Ingredients for - Sour Cream Peach Crumble Pie

1. Refrigerated dough for a double-crust pie, defrosted 1 (14.1 ounce) package
2. Fresh peaches - peeled, pitted, and sliced 5
3. Sour cream 1 cup
4. White sugar ¾ cup
5. All-purpose flour ⅓ cup
6. Vanilla extract ½ teaspoon
7. Ground nutmeg ¼ teaspoon
8. All-purpose flour 6 tablespoons
9. Brown sugar ¼ cup
10. Ground cinnamon ¼ teaspoon
11. Unsalted butter, cut into pieces 3 tablespoons

How to cook deliciously - Sour Cream Peach Crumble Pie

1 . Stage

Preheat the oven to 425 degrees F (220 degrees C).

2 . Stage

Unroll 1 pie crust and place in a 9-inch pie plate. Roll the second crust on a lightly floured surface to a 12-inch circle and cut into even strips; set aside.

3 . Stage

Combine peaches, sour cream, sugar, flour, vanilla extract, and nutmeg for pie in a bowl; toss to combine. Pour into the pie crust.

4 . Stage

Combine flour, brown sugar, and cinnamon for the topping in a small bowl.
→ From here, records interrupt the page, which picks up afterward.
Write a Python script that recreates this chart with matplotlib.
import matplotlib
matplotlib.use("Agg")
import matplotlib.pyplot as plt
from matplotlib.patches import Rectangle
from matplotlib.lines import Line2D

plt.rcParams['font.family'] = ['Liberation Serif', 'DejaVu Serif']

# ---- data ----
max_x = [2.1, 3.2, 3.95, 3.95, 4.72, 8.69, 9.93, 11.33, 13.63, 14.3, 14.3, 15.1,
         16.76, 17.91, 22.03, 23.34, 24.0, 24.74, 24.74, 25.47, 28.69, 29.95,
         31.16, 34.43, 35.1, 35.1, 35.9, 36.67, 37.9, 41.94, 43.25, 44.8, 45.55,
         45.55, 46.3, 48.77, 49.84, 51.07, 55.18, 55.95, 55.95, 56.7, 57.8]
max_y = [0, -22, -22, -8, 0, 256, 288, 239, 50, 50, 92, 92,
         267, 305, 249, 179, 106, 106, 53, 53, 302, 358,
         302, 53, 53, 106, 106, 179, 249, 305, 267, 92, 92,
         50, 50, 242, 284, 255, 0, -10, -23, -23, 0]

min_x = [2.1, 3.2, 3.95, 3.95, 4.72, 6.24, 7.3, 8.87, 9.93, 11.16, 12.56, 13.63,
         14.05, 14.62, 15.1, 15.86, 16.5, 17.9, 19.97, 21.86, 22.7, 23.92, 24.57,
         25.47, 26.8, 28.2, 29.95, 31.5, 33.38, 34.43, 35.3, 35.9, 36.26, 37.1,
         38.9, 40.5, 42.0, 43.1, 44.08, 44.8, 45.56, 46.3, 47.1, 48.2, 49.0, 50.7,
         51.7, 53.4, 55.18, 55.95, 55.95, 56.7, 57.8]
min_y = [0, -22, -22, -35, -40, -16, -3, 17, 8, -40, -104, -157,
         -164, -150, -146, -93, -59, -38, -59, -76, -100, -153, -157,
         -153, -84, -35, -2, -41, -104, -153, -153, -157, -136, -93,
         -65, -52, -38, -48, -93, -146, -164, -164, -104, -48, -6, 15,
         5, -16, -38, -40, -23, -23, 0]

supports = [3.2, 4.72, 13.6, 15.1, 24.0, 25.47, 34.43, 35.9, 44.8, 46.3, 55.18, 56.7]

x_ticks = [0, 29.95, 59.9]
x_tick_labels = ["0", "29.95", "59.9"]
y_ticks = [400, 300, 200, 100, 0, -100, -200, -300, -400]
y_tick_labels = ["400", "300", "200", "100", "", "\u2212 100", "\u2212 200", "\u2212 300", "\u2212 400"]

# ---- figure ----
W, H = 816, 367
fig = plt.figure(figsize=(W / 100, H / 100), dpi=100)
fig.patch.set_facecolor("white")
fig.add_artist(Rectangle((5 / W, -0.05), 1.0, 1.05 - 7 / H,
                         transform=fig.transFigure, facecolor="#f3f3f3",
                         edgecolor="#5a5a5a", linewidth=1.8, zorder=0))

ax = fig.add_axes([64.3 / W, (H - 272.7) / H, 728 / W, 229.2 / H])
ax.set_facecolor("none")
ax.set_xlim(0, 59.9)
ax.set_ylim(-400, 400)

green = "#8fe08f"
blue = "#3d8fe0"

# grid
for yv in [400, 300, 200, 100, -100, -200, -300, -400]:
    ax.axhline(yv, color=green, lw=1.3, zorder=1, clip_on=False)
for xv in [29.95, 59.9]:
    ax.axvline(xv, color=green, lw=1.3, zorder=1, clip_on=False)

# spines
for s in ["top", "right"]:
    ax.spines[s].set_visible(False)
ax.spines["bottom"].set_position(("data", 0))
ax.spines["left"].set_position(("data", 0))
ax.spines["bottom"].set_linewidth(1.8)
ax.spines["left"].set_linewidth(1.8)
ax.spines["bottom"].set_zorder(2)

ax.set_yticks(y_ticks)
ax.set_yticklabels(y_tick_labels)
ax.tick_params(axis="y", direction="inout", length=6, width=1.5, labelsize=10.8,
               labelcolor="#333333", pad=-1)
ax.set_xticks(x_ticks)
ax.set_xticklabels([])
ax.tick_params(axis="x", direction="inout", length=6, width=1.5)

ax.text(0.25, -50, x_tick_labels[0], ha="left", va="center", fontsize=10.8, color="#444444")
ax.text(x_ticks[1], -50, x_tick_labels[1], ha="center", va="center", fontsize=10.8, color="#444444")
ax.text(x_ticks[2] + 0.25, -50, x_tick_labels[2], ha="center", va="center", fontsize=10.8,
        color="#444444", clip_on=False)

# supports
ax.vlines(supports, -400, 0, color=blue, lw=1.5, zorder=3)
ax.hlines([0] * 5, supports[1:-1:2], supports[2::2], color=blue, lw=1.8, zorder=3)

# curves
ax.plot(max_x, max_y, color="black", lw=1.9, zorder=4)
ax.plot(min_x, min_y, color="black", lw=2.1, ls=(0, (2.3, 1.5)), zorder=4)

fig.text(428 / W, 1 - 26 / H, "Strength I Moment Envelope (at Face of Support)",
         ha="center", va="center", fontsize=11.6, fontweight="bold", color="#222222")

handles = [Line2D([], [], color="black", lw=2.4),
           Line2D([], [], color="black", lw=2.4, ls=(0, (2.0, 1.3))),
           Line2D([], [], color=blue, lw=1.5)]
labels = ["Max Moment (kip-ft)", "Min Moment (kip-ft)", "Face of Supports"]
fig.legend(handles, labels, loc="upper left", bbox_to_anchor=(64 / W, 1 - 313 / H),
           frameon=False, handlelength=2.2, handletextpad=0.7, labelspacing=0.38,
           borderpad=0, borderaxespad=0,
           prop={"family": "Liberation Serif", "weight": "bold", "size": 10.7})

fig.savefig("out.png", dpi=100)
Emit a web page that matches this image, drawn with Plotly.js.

Cut in the butter with a pastry blender or 2 knives until crumbly. Sprinkle over the peaches.

5 . Stage

Weave reserved crust strips into a lattice and place on top of crumb topping. Cover crust edges with aluminum foil.

6 . Stage

Bake in the preheated oven for 30 minutes. Remove foil and bake until filling is bubbly and crust is golden brown, about 10 minutes longer.